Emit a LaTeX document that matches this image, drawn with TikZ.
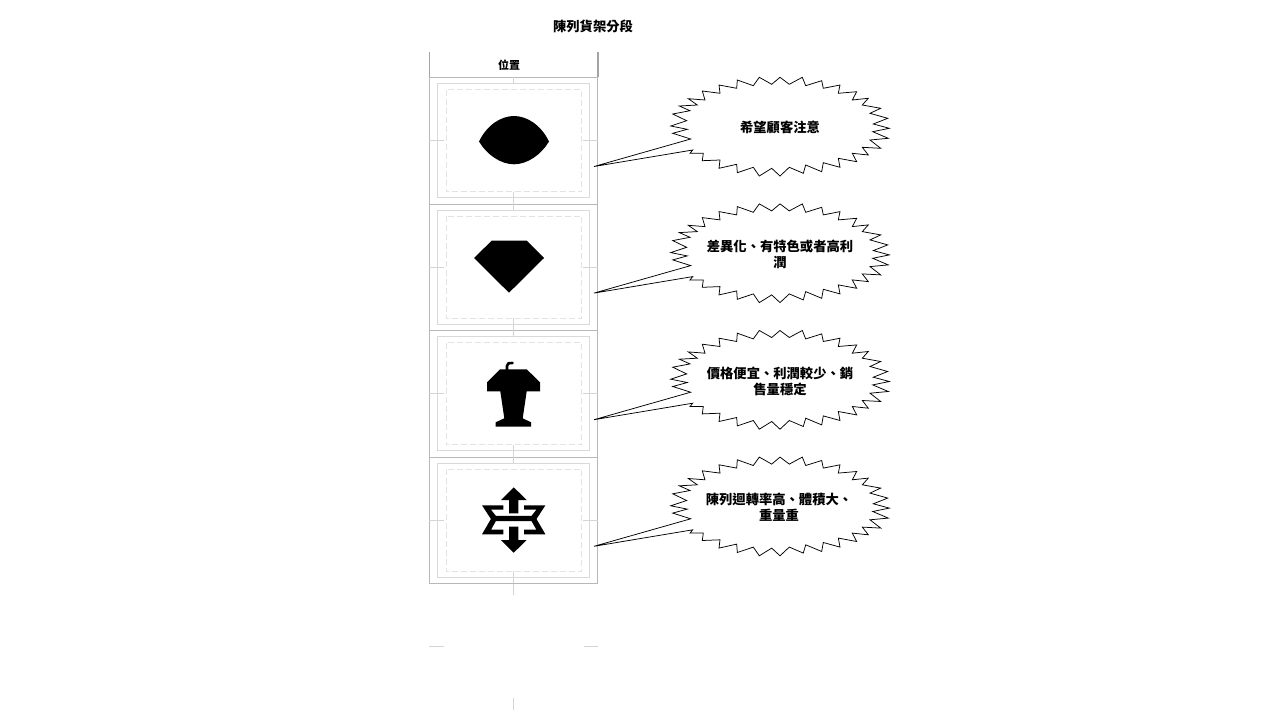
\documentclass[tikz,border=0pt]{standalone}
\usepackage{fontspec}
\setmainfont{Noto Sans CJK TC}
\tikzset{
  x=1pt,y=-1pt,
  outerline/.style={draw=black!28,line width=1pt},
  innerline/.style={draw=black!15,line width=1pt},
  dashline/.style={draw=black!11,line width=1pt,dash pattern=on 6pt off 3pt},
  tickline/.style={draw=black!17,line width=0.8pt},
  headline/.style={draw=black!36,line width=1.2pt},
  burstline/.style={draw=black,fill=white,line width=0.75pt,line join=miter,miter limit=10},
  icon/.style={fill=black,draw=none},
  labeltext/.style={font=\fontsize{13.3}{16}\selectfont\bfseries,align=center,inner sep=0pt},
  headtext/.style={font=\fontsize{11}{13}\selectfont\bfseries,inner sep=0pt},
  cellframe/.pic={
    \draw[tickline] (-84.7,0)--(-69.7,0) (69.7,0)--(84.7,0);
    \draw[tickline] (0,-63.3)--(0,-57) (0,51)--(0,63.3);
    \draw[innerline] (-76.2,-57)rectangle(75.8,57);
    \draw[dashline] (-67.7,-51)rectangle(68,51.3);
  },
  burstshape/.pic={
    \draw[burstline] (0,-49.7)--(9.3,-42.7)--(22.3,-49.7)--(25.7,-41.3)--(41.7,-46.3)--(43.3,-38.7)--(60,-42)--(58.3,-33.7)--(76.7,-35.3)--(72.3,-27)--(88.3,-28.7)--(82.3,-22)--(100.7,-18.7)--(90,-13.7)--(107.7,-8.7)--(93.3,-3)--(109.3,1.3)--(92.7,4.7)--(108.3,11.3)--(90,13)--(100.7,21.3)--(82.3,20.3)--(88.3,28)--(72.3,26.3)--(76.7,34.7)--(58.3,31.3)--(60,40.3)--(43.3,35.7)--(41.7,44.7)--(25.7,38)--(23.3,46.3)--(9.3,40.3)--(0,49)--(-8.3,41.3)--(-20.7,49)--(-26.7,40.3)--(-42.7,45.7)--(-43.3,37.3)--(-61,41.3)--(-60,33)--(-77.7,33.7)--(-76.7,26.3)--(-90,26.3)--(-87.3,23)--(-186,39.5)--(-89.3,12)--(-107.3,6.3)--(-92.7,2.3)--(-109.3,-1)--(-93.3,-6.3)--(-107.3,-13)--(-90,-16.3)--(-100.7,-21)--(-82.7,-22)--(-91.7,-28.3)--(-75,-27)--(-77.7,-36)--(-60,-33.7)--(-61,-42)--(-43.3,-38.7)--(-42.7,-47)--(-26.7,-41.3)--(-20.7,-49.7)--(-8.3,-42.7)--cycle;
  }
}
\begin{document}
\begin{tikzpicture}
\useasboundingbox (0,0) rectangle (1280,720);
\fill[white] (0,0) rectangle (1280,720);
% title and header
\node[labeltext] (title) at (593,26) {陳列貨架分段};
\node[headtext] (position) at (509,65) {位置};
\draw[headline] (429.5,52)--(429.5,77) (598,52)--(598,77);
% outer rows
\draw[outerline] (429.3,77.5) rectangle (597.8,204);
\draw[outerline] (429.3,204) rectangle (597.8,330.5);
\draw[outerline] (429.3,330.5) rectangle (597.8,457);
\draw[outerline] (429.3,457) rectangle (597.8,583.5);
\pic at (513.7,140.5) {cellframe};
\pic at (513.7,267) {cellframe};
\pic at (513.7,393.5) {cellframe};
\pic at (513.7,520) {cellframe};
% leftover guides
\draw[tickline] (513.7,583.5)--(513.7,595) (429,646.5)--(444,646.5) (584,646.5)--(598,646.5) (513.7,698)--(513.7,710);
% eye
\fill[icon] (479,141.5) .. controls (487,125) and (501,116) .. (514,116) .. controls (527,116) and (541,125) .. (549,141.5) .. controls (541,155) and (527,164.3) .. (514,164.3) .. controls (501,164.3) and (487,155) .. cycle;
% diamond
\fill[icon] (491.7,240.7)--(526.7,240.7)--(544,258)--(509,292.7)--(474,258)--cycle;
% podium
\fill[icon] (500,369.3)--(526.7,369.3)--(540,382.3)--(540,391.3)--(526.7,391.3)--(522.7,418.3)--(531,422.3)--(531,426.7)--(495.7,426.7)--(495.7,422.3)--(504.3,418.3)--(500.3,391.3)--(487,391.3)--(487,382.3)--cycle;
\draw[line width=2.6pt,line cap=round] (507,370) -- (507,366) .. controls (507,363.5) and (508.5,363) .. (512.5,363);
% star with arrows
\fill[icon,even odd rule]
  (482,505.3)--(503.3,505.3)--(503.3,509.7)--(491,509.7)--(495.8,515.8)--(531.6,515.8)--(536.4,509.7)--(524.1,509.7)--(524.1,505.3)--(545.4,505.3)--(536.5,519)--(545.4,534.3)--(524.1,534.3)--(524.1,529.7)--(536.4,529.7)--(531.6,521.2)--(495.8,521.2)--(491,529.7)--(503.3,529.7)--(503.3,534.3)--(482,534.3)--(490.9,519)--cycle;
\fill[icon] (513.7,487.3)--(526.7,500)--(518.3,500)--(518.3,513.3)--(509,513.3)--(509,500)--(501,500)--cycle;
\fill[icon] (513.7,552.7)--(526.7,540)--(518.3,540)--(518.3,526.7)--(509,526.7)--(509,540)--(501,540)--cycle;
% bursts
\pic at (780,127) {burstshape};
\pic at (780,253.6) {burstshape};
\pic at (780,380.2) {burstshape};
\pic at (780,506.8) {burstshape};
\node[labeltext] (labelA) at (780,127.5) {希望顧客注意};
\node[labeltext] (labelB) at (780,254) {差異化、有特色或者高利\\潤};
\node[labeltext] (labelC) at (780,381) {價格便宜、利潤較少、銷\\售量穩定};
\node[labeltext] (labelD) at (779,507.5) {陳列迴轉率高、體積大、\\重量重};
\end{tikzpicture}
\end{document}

——————————

Reproduce the material above in full and without alteration, but skip all pictures.

- [RESPONSE TO THE EXERCISE]
Emit a LaTeX document that matches this image, drawn with TikZ.
\documentclass[tikz,border=0pt]{standalone}
\usepackage{fontspec}
\setmainfont{Noto Sans CJK TC}
\tikzset{
  x=1pt,y=-1pt,
  outerline/.style={draw=black!28,line width=1pt},
  innerline/.style={draw=black!15,line width=1pt},
  dashline/.style={draw=black!11,line width=1pt,dash pattern=on 6pt off 3pt},
  tickline/.style={draw=black!17,line width=0.8pt},
  headline/.style={draw=black!36,line width=1.2pt},
  burstline/.style={draw=black,fill=white,line width=0.75pt,line join=miter,miter limit=10},
  icon/.style={fill=black,draw=none},
  labeltext/.style={font=\fontsize{13.3}{16}\selectfont\bfseries,align=center,inner sep=0pt},
  headtext/.style={font=\fontsize{11}{13}\selectfont\bfseries,inner sep=0pt},
  cellframe/.pic={
    \draw[tickline] (-84.7,0)--(-69.7,0) (69.7,0)--(84.7,0);
    \draw[tickline] (0,-63.3)--(0,-57) (0,51)--(0,63.3);
    \draw[innerline] (-76.2,-57)rectangle(75.8,57);
    \draw[dashline] (-67.7,-51)rectangle(68,51.3);
  },
  burstshape/.pic={
    \draw[burstline] (0,-49.7)--(9.3,-42.7)--(22.3,-49.7)--(25.7,-41.3)--(41.7,-46.3)--(43.3,-38.7)--(60,-42)--(58.3,-33.7)--(76.7,-35.3)--(72.3,-27)--(88.3,-28.7)--(82.3,-22)--(100.7,-18.7)--(90,-13.7)--(107.7,-8.7)--(93.3,-3)--(109.3,1.3)--(92.7,4.7)--(108.3,11.3)--(90,13)--(100.7,21.3)--(82.3,20.3)--(88.3,28)--(72.3,26.3)--(76.7,34.7)--(58.3,31.3)--(60,40.3)--(43.3,35.7)--(41.7,44.7)--(25.7,38)--(23.3,46.3)--(9.3,40.3)--(0,49)--(-8.3,41.3)--(-20.7,49)--(-26.7,40.3)--(-42.7,45.7)--(-43.3,37.3)--(-61,41.3)--(-60,33)--(-77.7,33.7)--(-76.7,26.3)--(-90,26.3)--(-87.3,23)--(-186,39.5)--(-89.3,12)--(-107.3,6.3)--(-92.7,2.3)--(-109.3,-1)--(-93.3,-6.3)--(-107.3,-13)--(-90,-16.3)--(-100.7,-21)--(-82.7,-22)--(-91.7,-28.3)--(-75,-27)--(-77.7,-36)--(-60,-33.7)--(-61,-42)--(-43.3,-38.7)--(-42.7,-47)--(-26.7,-41.3)--(-20.7,-49.7)--(-8.3,-42.7)--cycle;
  }
}
\begin{document}
\begin{tikzpicture}
\useasboundingbox (0,0) rectangle (1280,720);
\fill[white] (0,0) rectangle (1280,720);
% title and header
\node[labeltext] (title) at (593,26) {陳列貨架分段};
\node[headtext] (position) at (509,65) {位置};
\draw[headline] (429.5,52)--(429.5,77) (598,52)--(598,77);
% outer rows
\draw[outerline] (429.3,77.5) rectangle (597.8,204);
\draw[outerline] (429.3,204) rectangle (597.8,330.5);
\draw[outerline] (429.3,330.5) rectangle (597.8,457);
\draw[outerline] (429.3,457) rectangle (597.8,583.5);
\pic at (513.7,140.5) {cellframe};
\pic at (513.7,267) {cellframe};
\pic at (513.7,393.5) {cellframe};
\pic at (513.7,520) {cellframe};
% leftover guides
\draw[tickline] (513.7,583.5)--(513.7,595) (429,646.5)--(444,646.5) (584,646.5)--(598,646.5) (513.7,698)--(513.7,710);
% eye
\fill[icon] (479,141.5) .. controls (487,125) and (501,116) .. (514,116) .. controls (527,116) and (541,125) .. (549,141.5) .. controls (541,155) and (527,164.3) .. (514,164.3) .. controls (501,164.3) and (487,155) .. cycle;
% diamond
\fill[icon] (491.7,240.7)--(526.7,240.7)--(544,258)--(509,292.7)--(474,258)--cycle;
% podium
\fill[icon] (500,369.3)--(526.7,369.3)--(540,382.3)--(540,391.3)--(526.7,391.3)--(522.7,418.3)--(531,422.3)--(531,426.7)--(495.7,426.7)--(495.7,422.3)--(504.3,418.3)--(500.3,391.3)--(487,391.3)--(487,382.3)--cycle;
\draw[line width=2.6pt,line cap=round] (507,370) -- (507,366) .. controls (507,363.5) and (508.5,363) .. (512.5,363);
% star with arrows
\fill[icon,even odd rule]
  (482,505.3)--(503.3,505.3)--(503.3,509.7)--(491,509.7)--(495.8,515.8)--(531.6,515.8)--(536.4,509.7)--(524.1,509.7)--(524.1,505.3)--(545.4,505.3)--(536.5,519)--(545.4,534.3)--(524.1,534.3)--(524.1,529.7)--(536.4,529.7)--(531.6,521.2)--(495.8,521.2)--(491,529.7)--(503.3,529.7)--(503.3,534.3)--(482,534.3)--(490.9,519)--cycle;
\fill[icon] (513.7,487.3)--(526.7,500)--(518.3,500)--(518.3,513.3)--(509,513.3)--(509,500)--(501,500)--cycle;
\fill[icon] (513.7,552.7)--(526.7,540)--(518.3,540)--(518.3,526.7)--(509,526.7)--(509,540)--(501,540)--cycle;
% bursts
\pic at (780,127) {burstshape};
\pic at (780,253.6) {burstshape};
\pic at (780,380.2) {burstshape};
\pic at (780,506.8) {burstshape};
\node[labeltext] (labelA) at (780,127.5) {希望顧客注意};
\node[labeltext] (labelB) at (780,254) {差異化、有特色或者高利\\潤};
\node[labeltext] (labelC) at (780,381) {價格便宜、利潤較少、銷\\售量穩定};
\node[labeltext] (labelD) at (779,507.5) {陳列迴轉率高、體積大、\\重量重};
\end{tikzpicture}
\end{document}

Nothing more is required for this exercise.